For covered sales, the seller disclosure statement must be delivered before the seller signs a binding purchase agreement. If the required disclosure or an amendment is delivered late, the buyer may have a limited right to terminate within 72 hours if delivered in person or 120 hours if sent by registered mail.

The form is not a warranty, and unknown items may be marked unknown. It also warns that property tax obligations can change significantly after transfer.

Known defects cannot be hidden

Michigan license rules prohibit misrepresenting material facts. They also state that full disclosure of material facts within a licensee’s knowledge about the condition of the property is not grounds for discipline.

The bottom line is straightforward. You can manage privacy, but you cannot sidestep known material issues.

Do NDAs solve everything?

No. NDAs and sign-in procedures can help reinforce confidentiality, but they are operational tools, not replacements for required disclosure.

If you are selling a home covered by Michigan’s disclosure rules, those obligations still stand. A confidentiality agreement may help limit casual sharing, but it does not erase legal duties or fair housing requirements.

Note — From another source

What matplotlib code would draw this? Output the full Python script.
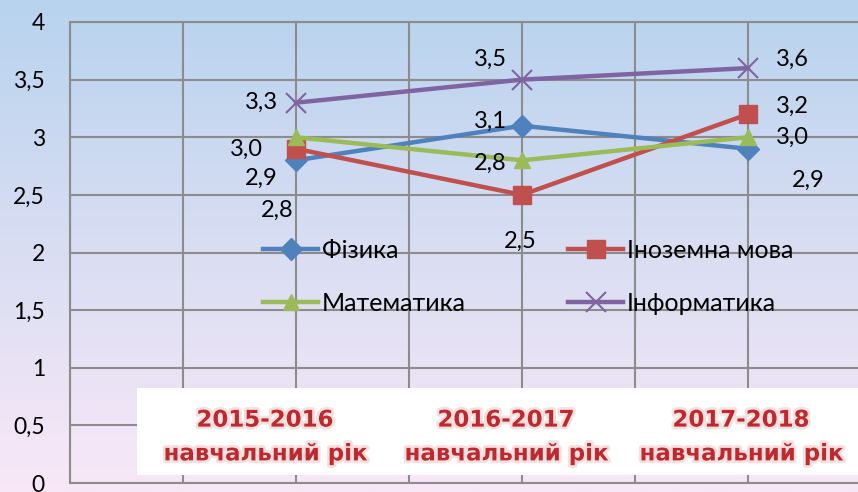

Fair housing still governs discreet marketing

A private sale still has to follow fair housing law. Digital advertising rules apply to housing ads on online platforms, and targeting cannot be based on protected traits or proxies for them.

That means any selective marketing should focus on legitimate transaction factors such as geography, price range, or consumer engagement. A discreet strategy should be narrow because it is intentional and compliant, not because it excludes people based on protected characteristics.

Building the right strategy from day one

The most successful discreet sales are not improvised. They are designed around your priorities before the listing goes live.

A strong planning conversation should cover:

  • Whether office exclusive or delayed marketing is the better fit
  • How much Internet visibility you want to allow
  • What media should be removed or limited
  • How buyers will be screened for showings
  • What recent Troy-area comparables support the price
  • Whether your transaction includes estate, divorce, or other legal complexity

When those decisions are made early, you are less likely to run into avoidable problems later.

Why local, contract-smart guidance matters

A discreet luxury sale asks more of your representation than a typical listing. You need someone who can balance pricing, MLS rules, disclosure timing, showing logistics, and buyer communication without losing control of the process.

That is especially true in Troy, where privacy-minded sellers often want a polished presentation with fewer public touchpoints. A strategy like that works best when it is both market-aware and compliance-aware.

If you are considering a quiet sale in Troy, Five Star Luxury Realty can help you build a privacy-first plan that fits your goals, protects your interests, and keeps the transaction moving with clarity.

FAQs

Can a Troy seller keep a home completely off the market?

  • A Troy seller may use a Realcomp office-exclusive structure that avoids public marketing and MLS distribution to other MLS participants, but once the property is publicly marketed, different distribution rules apply.

Can a Troy home seller hide the property address online?

  • Yes. Realcomp’s Internet opt-out form allows a seller to suppress the property or the property address from Internet display.

Does an NDA replace Michigan seller disclosures in a Troy home sale?

  • No. An NDA may support confidentiality, but it does not replace Michigan’s seller disclosure requirements for covered transactions.

Why does pricing matter more in a discreet Troy luxury sale?

  • Limited exposure usually means a smaller buyer pool, so the home often needs tighter pricing based on recent sold comparables rather than aspirational pricing.

What is delayed marketing for a Troy home listing?

  • Delayed marketing is a Realcomp-recognized option where the property is filed in the MLS, but public marketing is postponed for a period of time.

Can a private home sale in Troy still use targeted digital marketing?

  • Yes, but any targeting should rely on legitimate transaction factors like geography, price range, or engagement, not protected characteristics or their proxies.